* [Data for processing]

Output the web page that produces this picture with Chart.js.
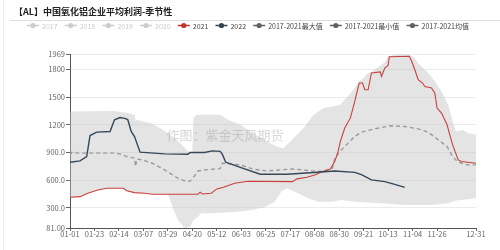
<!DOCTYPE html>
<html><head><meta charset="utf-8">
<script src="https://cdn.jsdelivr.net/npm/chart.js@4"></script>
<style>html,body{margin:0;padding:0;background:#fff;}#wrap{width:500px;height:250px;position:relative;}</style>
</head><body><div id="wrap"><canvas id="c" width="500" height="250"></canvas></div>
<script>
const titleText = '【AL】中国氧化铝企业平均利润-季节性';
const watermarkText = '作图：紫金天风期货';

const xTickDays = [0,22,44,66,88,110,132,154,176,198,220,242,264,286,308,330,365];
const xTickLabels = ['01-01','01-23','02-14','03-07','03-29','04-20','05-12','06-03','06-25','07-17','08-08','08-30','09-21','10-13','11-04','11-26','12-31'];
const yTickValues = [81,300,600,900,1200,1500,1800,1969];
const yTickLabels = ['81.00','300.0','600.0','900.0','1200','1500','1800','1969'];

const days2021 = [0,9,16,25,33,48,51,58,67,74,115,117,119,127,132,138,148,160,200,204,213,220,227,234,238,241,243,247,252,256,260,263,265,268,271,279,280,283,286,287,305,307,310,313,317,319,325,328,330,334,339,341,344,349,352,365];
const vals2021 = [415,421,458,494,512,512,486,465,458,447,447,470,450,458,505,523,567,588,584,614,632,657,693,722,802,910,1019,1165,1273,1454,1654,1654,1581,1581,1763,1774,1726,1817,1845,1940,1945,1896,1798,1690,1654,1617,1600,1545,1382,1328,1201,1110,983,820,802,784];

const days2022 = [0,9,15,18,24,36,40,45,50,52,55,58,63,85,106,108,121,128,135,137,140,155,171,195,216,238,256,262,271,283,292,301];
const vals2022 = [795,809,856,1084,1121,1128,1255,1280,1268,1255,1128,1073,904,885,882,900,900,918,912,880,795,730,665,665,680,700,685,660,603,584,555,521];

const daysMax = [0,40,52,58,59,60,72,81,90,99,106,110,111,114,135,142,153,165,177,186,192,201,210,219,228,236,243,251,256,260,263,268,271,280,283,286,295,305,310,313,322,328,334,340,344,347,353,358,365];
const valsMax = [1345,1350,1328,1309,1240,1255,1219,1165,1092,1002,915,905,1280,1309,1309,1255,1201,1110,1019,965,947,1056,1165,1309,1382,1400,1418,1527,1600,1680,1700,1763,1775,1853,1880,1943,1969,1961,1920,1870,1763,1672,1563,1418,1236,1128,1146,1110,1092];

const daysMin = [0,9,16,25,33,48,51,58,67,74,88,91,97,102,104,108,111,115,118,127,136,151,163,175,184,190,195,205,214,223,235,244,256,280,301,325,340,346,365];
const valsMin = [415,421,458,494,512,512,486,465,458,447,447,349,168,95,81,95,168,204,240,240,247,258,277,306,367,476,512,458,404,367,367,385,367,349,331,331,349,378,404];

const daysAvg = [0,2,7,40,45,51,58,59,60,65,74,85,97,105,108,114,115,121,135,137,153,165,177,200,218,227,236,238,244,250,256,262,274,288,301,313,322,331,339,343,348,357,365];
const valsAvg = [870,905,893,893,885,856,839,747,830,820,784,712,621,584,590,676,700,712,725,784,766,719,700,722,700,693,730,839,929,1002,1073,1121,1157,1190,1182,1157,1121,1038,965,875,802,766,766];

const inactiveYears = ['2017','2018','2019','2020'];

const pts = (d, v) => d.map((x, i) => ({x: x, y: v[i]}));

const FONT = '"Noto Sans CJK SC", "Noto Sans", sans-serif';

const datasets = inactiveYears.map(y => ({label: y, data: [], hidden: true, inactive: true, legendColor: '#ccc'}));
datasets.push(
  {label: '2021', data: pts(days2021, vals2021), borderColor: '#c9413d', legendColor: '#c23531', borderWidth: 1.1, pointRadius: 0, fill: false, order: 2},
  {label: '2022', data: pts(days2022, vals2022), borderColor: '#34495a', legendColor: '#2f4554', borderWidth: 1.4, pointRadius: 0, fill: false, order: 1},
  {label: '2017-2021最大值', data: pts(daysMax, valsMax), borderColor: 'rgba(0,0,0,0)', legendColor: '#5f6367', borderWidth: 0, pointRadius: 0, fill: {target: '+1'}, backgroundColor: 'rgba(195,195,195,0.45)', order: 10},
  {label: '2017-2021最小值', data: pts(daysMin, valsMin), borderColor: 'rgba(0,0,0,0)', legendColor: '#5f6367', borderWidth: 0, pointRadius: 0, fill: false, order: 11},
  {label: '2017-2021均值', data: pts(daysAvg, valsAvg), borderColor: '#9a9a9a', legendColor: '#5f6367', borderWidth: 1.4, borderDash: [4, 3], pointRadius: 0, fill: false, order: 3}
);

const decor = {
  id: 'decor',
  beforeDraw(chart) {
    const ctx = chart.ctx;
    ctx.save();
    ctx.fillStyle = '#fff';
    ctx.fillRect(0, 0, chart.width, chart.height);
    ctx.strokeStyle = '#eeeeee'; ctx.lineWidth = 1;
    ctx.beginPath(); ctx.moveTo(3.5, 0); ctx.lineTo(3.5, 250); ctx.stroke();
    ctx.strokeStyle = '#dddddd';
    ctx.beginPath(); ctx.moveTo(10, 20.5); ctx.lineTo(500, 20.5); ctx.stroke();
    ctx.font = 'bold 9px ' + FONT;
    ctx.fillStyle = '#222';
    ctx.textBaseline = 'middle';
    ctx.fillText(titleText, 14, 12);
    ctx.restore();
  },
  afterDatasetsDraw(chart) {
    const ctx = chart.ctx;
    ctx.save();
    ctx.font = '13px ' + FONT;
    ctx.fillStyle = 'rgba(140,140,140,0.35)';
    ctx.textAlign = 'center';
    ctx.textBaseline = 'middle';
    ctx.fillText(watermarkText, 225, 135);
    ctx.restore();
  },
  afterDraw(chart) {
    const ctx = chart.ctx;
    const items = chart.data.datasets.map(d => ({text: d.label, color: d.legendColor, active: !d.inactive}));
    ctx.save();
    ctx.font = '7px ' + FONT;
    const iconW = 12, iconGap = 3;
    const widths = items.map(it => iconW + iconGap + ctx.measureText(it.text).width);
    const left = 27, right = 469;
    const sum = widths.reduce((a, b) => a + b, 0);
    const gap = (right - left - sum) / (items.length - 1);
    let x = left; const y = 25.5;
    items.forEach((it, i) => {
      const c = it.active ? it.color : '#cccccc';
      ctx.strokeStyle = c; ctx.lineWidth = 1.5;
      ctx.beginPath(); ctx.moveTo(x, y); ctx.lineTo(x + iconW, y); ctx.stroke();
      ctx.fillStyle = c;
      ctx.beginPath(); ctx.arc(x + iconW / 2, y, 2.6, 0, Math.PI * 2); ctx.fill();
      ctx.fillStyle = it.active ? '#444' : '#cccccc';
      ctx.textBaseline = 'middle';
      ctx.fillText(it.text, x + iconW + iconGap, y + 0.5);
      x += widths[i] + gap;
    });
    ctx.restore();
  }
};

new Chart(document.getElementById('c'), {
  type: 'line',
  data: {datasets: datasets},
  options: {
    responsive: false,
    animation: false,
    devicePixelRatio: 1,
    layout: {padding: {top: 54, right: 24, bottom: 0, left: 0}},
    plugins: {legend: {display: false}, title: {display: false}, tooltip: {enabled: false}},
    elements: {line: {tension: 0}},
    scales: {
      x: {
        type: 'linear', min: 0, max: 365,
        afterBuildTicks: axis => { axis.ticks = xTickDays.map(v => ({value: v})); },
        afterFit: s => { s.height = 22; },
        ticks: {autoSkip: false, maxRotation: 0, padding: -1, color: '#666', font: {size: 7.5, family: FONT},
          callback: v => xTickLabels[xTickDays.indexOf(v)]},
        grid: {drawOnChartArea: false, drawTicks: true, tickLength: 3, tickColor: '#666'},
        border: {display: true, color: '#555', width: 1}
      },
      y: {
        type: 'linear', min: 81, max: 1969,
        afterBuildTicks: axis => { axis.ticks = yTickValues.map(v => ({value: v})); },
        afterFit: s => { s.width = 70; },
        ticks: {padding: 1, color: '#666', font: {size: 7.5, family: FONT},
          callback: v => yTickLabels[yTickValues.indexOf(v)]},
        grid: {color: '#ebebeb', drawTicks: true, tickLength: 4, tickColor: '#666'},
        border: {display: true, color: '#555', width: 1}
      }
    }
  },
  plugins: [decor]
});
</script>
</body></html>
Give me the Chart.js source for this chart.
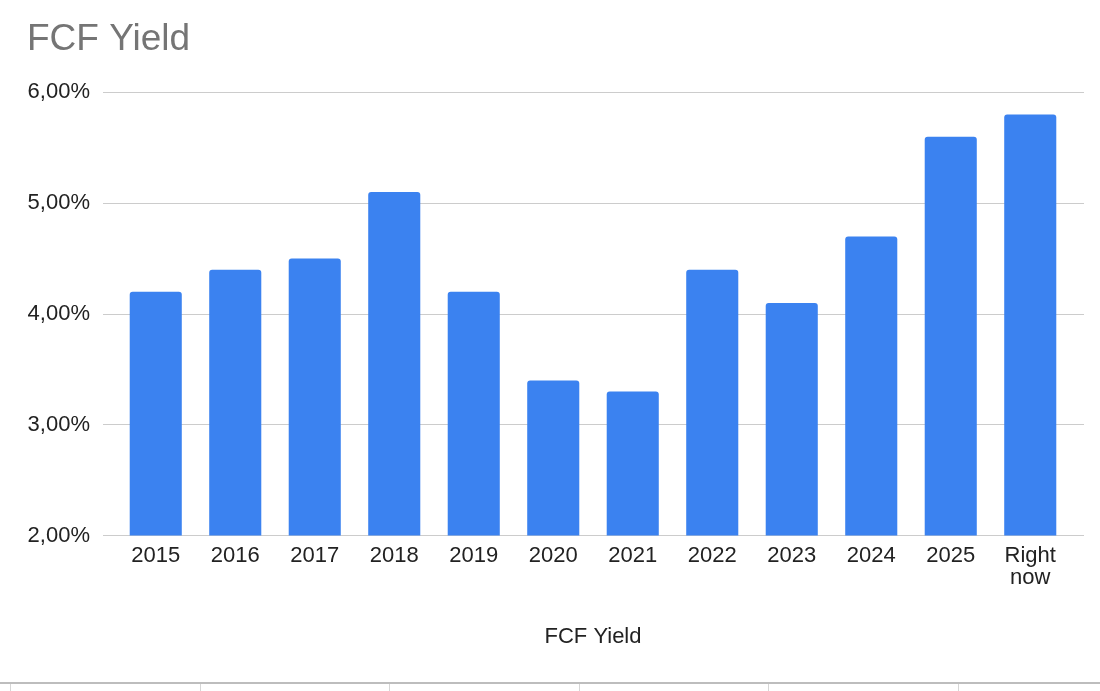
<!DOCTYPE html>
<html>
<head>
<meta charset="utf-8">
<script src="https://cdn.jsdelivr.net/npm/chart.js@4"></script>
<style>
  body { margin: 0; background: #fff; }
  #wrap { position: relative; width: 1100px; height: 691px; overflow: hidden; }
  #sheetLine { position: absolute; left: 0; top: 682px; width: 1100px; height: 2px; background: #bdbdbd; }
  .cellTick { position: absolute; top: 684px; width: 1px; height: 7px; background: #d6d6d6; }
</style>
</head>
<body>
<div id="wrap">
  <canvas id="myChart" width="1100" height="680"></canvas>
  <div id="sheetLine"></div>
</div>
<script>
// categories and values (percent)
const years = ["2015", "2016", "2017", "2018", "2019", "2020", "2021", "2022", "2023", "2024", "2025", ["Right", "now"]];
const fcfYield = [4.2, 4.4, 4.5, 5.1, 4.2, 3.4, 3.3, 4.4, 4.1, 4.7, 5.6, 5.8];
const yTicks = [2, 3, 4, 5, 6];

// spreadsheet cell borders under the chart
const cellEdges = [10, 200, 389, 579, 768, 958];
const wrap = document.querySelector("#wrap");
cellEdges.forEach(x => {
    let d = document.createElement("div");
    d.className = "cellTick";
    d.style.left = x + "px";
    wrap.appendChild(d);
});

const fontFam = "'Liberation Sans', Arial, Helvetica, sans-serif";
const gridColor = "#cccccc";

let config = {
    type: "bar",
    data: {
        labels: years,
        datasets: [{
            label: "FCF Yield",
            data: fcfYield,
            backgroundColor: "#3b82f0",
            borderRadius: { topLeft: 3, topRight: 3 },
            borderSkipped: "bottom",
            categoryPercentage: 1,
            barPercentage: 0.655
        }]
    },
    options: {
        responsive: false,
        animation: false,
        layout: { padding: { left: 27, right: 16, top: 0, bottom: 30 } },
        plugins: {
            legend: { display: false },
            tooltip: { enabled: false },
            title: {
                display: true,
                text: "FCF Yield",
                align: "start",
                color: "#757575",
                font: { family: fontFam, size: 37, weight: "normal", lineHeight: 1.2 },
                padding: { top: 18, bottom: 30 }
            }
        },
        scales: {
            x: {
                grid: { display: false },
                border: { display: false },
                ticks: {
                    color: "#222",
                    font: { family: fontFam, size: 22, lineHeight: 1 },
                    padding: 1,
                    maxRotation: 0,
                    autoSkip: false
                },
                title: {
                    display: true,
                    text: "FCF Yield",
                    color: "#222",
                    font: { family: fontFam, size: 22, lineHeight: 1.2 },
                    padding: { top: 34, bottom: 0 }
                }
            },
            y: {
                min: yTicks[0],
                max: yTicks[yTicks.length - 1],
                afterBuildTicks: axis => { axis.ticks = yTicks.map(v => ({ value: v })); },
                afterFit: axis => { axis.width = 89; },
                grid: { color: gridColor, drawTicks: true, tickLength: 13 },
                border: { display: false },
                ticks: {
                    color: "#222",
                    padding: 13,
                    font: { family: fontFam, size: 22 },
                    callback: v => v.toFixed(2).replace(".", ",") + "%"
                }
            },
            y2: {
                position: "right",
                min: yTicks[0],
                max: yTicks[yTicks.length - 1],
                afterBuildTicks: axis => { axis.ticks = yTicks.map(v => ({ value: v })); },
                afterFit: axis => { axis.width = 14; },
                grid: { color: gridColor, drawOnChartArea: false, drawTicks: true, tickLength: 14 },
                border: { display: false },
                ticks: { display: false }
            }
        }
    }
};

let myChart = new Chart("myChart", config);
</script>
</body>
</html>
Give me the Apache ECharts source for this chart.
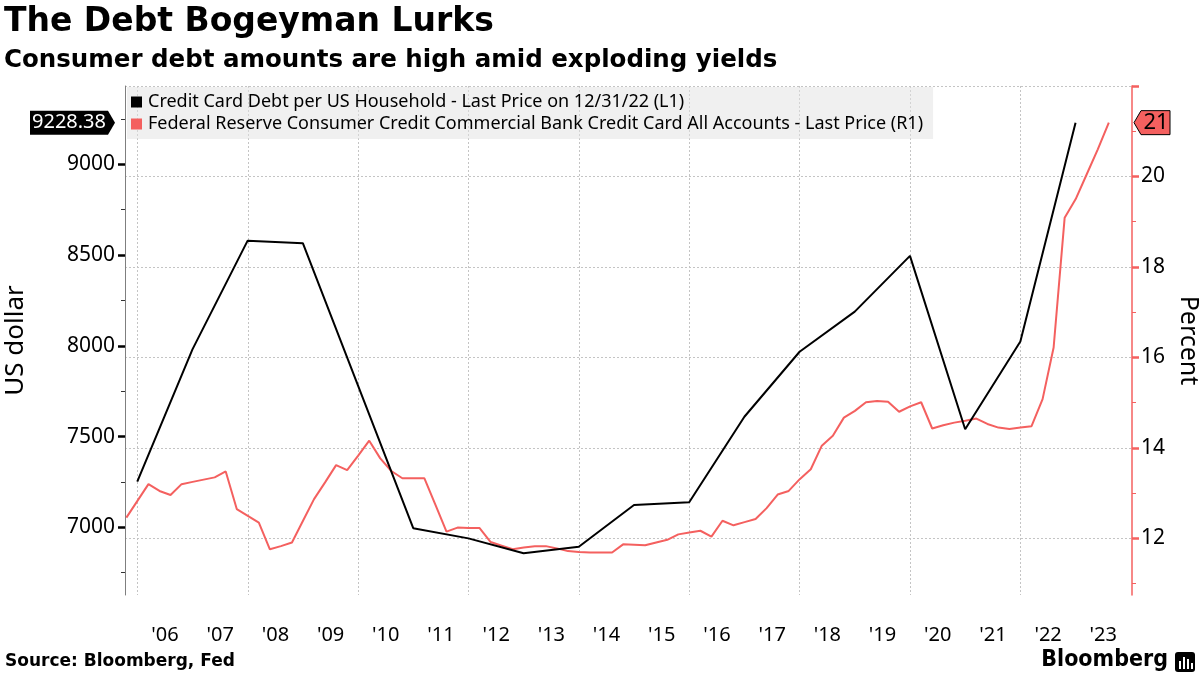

* [Problem] Check each line above for the string "Give" and show the ones that have it.

* [Solution to this exercise]
Give me the Chart.js source for this chart.
Give me the Apache ECharts source for this chart.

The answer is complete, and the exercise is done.